As Bill Gross sees it, investors face a tough time ahead trying to pick places to put money in a world where basically everything is mispriced.
Central banks that have kept rates low have helped boost asset prices, but the landscape will be different now that stimulus from the Federal Reserve and elsewhere is losing its impact, the Janus Funds portfolio manager said in his latest missive to clients.
Investors need to determine where the Fed and other central banks will keep rates in balance with economic growth—a number that Gross calls the "new neutral" and which he expects to stay around 2 percent from its current zero peg for the foreseeable future.
"The lower real rate/capital gains ocean liner has taken us into uncharted waters, but waters, which we must know, that are hostile to investors," he wrote in an examination of what future policy rates will have to be in light of the outlook for slow growth. "Knowing how to maximize return versus risk in these new waters will be key. There are at least several approaches, any one of which may be the correct one."
Gross himself knows how tough things have become.
The $1.4 billion Janus Global Unconstrained Bond Fund has languished since he arrived at the Denver-based firm, to much fanfare, to run it a year ago.

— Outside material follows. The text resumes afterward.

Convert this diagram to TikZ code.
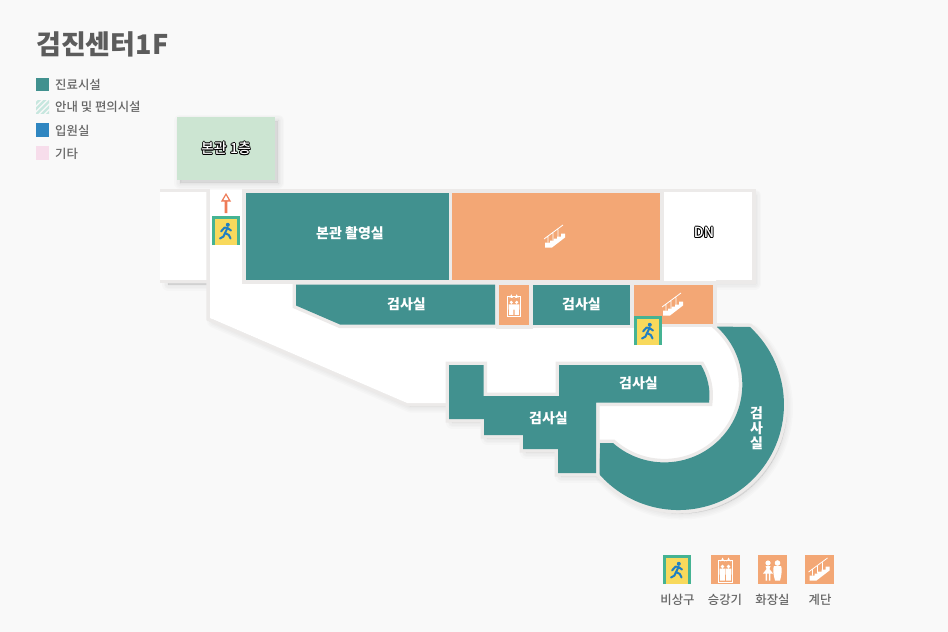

In 2015, the fund has gained about 1.09 percent, trailing the Barclays U.S. Aggregate Bond Fund, which is up 1.61 percent. That's a little better than the , which turned negative for the year in Wednesday's decline, but only around the middle of the rest of his competitors. By comparison, the $124.7 billion Pimco Total Return Fund, which has been hemorrhaging investor money since Gross left—its assets under management are down from the April 2013 peak of $292.6 billion, according to Morningstar—is up 2.12 percent year to date.
On the road ahead, Gross suggests fixed income investors bet against volatility in interest rates. For instance:
The most attractive opportunity to me rests with the notion that (European Central Bank President Mario) Draghi's 18-month (quantitative easing program), which roughly purchases 200 percent of sovereign net new issuance during that time, will keep yields low in Germany and therefore anchor U.S. Treasuries and UK Gilts in the process. I would not buy these clearly overvalued assets but sell "volatility" around them, such that much higher returns can be captured if say the German 10 year Bund at 20 basis points doesn't move to –.05 percent or up to .50 percent over three months' time.
However, even this strategy has its risks. Gross said his Janus fund is close to what Ray Dalio is doing at Bridgewater Associates—believing that if borrowing costs were going to remain cheap, then investors can continue to use leverage to generate returns:
Cheap leverage is an alpha generating strategy as long as short rates stay low and mimic the 0 percent real new neutral.
Of course if an investor borrows short term to invest longer and riskier, the potential alpha necessarily demands choosing the correct assets to lever. That is not easy these days since almost all assets are artificially priced. The challenge is to purchase the ones that might remain artificially priced over one's investment horizon.
For 2015, though, Gross would have better off making a bet on plain-vanilla long-duration Treasurys. The exchange-traded fund is up 4.21 percent this year, making it one of the year's better investment choices.